**Your objective**
Among the entries that follow, locate the line with "Generate a Python" and the line with "categories = ['20.6', '21.8', '22.9', '24.0', '25.2']". Output those lines and all lines in between, exactly, minus the pictures.

Entries with chart source code:
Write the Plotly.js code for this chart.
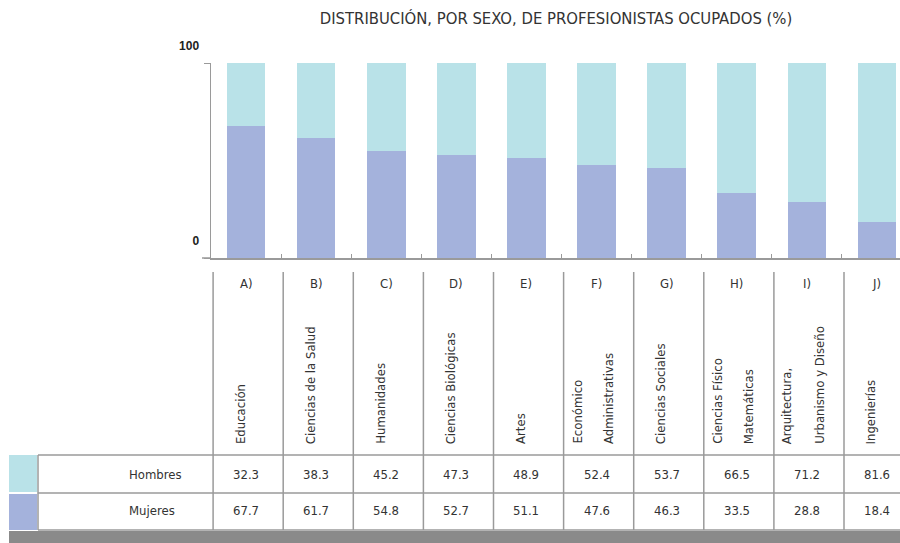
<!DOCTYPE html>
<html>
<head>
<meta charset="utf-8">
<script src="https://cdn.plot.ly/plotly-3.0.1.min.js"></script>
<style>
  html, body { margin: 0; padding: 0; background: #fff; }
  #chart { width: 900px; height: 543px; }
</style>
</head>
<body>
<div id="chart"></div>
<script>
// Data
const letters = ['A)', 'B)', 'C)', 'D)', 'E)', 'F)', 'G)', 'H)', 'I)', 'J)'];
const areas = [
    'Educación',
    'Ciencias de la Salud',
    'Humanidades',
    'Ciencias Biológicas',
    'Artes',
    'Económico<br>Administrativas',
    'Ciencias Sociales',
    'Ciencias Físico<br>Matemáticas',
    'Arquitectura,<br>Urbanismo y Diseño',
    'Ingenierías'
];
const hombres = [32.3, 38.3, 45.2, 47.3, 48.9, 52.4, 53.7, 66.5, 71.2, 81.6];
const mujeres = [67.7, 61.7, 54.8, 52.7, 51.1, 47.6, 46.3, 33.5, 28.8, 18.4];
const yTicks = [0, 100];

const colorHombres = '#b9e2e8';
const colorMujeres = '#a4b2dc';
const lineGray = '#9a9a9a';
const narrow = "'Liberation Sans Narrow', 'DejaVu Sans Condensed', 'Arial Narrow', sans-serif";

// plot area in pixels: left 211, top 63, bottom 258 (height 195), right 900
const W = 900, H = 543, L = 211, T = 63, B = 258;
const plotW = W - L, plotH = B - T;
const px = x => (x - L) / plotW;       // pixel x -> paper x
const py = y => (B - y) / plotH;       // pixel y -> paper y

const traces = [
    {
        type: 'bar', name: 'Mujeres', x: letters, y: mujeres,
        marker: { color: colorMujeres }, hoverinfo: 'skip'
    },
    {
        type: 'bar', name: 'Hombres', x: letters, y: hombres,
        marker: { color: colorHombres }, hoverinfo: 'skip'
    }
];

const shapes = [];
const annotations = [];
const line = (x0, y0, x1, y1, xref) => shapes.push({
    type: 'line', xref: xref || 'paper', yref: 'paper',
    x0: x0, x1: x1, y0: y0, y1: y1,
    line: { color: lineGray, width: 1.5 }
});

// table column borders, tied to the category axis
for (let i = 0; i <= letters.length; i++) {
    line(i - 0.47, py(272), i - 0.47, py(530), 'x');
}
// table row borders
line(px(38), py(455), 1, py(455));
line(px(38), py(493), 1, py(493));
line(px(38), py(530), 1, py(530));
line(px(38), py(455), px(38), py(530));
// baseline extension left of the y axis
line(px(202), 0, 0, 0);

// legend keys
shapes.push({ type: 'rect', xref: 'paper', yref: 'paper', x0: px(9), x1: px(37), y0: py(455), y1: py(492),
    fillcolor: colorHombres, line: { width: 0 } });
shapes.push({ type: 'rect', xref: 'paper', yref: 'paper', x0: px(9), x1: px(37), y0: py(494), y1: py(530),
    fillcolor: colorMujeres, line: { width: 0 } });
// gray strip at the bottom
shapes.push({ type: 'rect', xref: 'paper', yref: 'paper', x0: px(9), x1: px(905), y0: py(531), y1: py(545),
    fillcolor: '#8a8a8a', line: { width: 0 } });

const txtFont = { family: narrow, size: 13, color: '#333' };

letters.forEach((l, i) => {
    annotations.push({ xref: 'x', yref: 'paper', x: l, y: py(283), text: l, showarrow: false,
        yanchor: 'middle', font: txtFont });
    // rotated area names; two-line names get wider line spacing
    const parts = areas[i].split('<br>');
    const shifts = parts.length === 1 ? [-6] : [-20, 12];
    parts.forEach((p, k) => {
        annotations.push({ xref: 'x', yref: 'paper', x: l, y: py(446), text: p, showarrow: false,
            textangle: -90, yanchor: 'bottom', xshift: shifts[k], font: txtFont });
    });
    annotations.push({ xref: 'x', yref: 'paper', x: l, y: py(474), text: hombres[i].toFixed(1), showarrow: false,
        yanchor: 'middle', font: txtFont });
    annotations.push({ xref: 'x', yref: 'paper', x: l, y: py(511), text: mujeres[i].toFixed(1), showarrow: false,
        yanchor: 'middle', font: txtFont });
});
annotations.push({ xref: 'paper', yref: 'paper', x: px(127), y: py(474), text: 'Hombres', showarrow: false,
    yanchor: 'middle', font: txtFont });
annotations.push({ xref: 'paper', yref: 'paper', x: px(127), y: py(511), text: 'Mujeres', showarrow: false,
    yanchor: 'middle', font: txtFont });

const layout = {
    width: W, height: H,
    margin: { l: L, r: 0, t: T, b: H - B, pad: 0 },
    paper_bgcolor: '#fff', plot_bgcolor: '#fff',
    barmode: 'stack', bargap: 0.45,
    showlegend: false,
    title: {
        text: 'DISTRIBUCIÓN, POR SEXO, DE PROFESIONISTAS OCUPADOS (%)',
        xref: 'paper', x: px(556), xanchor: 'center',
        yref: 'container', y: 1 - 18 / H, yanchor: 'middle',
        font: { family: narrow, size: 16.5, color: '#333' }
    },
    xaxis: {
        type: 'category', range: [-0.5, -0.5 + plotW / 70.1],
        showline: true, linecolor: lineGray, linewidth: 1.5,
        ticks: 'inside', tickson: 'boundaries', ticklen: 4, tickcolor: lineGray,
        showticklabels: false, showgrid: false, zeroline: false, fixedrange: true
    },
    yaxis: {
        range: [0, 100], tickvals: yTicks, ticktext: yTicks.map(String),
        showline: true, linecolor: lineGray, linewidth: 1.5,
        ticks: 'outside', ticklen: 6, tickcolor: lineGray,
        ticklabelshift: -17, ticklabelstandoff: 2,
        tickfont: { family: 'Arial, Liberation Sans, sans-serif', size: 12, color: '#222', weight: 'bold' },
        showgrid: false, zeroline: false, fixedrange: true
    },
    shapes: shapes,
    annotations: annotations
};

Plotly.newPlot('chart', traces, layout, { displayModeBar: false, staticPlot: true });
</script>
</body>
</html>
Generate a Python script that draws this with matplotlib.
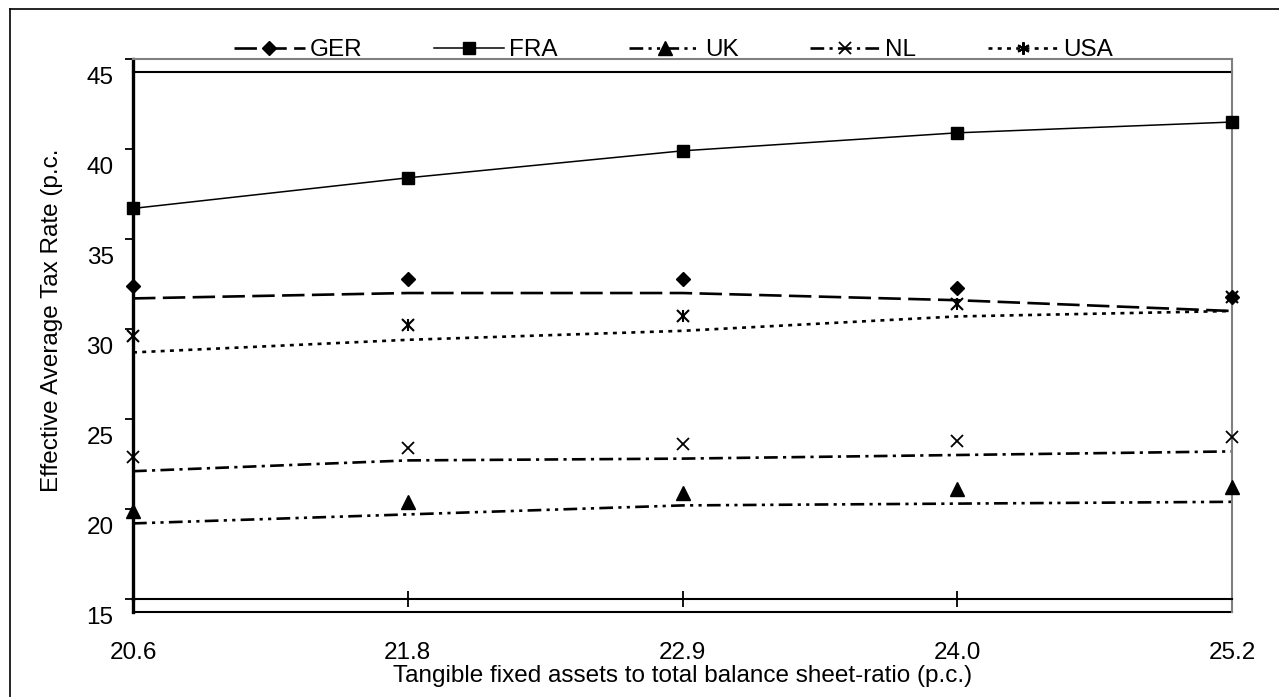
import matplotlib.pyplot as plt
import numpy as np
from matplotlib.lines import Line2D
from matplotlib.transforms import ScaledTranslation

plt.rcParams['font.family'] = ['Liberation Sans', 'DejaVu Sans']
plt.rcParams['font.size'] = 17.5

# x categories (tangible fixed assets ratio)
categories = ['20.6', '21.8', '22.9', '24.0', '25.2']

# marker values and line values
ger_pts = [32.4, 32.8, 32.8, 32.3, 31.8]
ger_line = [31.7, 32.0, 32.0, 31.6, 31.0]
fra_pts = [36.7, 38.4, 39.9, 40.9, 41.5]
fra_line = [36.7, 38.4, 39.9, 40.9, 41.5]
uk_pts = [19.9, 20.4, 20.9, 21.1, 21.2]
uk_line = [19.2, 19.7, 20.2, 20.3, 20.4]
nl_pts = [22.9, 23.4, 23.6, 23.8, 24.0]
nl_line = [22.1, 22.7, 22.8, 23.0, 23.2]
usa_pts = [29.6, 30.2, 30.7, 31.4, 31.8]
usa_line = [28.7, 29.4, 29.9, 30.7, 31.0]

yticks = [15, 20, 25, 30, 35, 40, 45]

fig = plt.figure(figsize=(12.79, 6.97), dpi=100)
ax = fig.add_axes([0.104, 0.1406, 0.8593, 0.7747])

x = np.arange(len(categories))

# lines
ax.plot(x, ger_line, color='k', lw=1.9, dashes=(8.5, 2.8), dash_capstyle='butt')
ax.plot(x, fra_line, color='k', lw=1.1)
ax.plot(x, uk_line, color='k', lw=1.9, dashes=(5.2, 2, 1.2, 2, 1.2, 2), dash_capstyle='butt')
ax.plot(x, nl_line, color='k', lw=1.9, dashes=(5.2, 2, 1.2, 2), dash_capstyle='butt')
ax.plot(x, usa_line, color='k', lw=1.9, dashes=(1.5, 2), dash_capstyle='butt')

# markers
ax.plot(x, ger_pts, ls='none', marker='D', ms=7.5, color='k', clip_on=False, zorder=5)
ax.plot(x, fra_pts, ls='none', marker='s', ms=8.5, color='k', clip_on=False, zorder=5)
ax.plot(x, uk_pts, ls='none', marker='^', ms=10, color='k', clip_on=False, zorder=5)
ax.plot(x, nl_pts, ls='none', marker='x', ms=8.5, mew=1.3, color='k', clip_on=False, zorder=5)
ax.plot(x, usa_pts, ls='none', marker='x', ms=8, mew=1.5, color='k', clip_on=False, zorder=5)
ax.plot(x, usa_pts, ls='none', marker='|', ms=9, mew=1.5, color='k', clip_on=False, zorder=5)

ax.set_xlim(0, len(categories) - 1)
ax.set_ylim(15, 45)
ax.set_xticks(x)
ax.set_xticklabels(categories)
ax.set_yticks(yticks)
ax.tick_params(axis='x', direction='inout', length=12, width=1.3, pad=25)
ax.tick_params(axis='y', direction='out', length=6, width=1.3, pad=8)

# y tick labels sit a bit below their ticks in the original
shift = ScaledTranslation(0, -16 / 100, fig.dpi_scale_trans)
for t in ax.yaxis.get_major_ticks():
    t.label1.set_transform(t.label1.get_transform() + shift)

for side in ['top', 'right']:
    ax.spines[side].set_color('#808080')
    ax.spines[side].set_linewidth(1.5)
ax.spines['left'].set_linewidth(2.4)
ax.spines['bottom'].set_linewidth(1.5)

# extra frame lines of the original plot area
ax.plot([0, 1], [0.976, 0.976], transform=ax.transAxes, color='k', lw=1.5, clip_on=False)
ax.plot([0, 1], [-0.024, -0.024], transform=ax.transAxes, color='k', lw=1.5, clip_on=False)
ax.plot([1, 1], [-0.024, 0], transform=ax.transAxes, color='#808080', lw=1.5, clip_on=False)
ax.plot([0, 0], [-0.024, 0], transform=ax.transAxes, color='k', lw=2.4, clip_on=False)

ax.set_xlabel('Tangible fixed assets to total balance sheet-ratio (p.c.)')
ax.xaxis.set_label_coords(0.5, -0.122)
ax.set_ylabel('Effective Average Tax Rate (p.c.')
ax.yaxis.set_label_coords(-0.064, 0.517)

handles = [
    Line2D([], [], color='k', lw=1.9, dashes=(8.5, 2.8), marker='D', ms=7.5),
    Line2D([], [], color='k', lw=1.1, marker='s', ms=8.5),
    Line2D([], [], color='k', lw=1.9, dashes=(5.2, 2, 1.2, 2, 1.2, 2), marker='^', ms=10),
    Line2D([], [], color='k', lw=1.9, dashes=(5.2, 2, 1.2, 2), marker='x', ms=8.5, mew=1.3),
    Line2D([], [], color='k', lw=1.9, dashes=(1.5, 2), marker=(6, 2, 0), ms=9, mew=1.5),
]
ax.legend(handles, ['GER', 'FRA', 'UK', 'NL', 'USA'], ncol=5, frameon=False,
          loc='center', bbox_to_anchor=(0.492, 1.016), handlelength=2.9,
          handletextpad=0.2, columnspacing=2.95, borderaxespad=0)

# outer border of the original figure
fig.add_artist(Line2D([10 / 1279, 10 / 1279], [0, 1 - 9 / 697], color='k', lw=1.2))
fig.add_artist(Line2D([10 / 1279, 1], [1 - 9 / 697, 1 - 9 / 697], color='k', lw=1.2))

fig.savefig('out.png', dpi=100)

**Solution for this task**
Generate a Python script that draws this with matplotlib.
import matplotlib.pyplot as plt
import numpy as np
from matplotlib.lines import Line2D
from matplotlib.transforms import ScaledTranslation

plt.rcParams['font.family'] = ['Liberation Sans', 'DejaVu Sans']
plt.rcParams['font.size'] = 17.5

# x categories (tangible fixed assets ratio)
categories = ['20.6', '21.8', '22.9', '24.0', '25.2']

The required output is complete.